Assassination Attempts: George C. Wallace Alabama Governor Part 3
About the assassination of Alabama governor George C. Wallace, biography and history of the possible assassin Arthur Bremer.
The Victim: GEORGE C. WALLACE, the governor of Alabama,
Artie Bremer was described time and again as a "loner." Despite that description by certain of his acquaintances and by Life magazine, Bremer was constantly in the company of several individuals just prior to the assassination attempt.
One of these individuals has been identified as Mr. Dennis Cassini. Before any officials could question Cassini after the murder attempt on Wallace, he was found dead of a heroin overdose, his body locked in the trunk of his automobile.
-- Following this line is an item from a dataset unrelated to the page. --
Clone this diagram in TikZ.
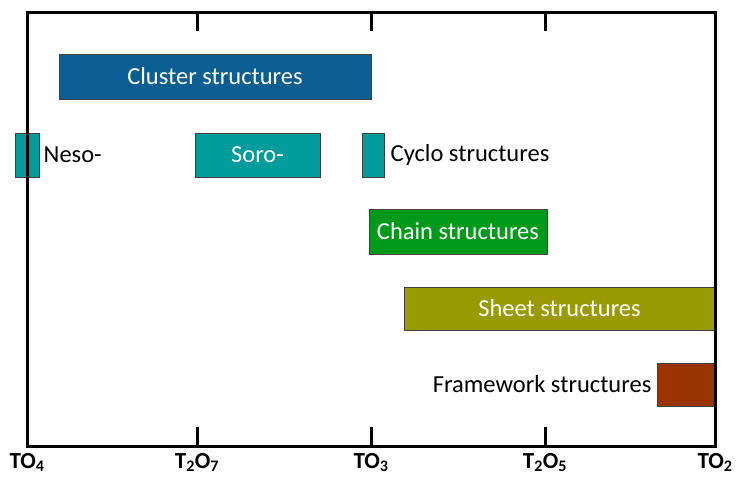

The Milwaukee officials reported this incident to the Federal Bureau of Investigation. No attempt was made by the Federal authorities, then under the direction of L. Patrick Gray, to investigate this matter further.
Bremer was also seen with an older, heavyset gentleman in the waiting room of the Chesapeake and Ohio Ferry in Ludington, Mich. He was described by the attendant as having a "New Joisey brogue." Mr. Roger Gordon, a former member of the Secret Army Organization (SAO), a government intelligence agency, identified Bremer's ferry contact as a Mr. Anthony Ulasewicz, a White House operative who would become well-known in the Watergate hearings. Gordon has since left this country.
It has been reported that Charles W. Colson ordered E. Howard Hunt (both also of Watergate fame) to break into Bremer's apartment within an hour of the shooting, and plant Black Panther party newspapers and Angela Davis literature there. A small news service employee carried out the Colson assignment. Wallace was interviewed by Barbara Walters of the Today show. In reference to the break-in, the governor said:
So I just wondered, if that were the case, how did anyone know where he lived within an hour after I was shot? I myself didn't know who shot me until several days later, but of course, I wouldn't know because I was in a condition not to know.
Knowledge of the suspect's identity and the location of his apartment so soon could possibly indicate prior knowledge of the incident.
All of these points could further indicate that the "loner," Arthur Herman Bremer, might well have been in collusion with some other party or parties in the attempt on the life of Gov. George C. Wallace. However, no further investigation is planned at the official level at this time.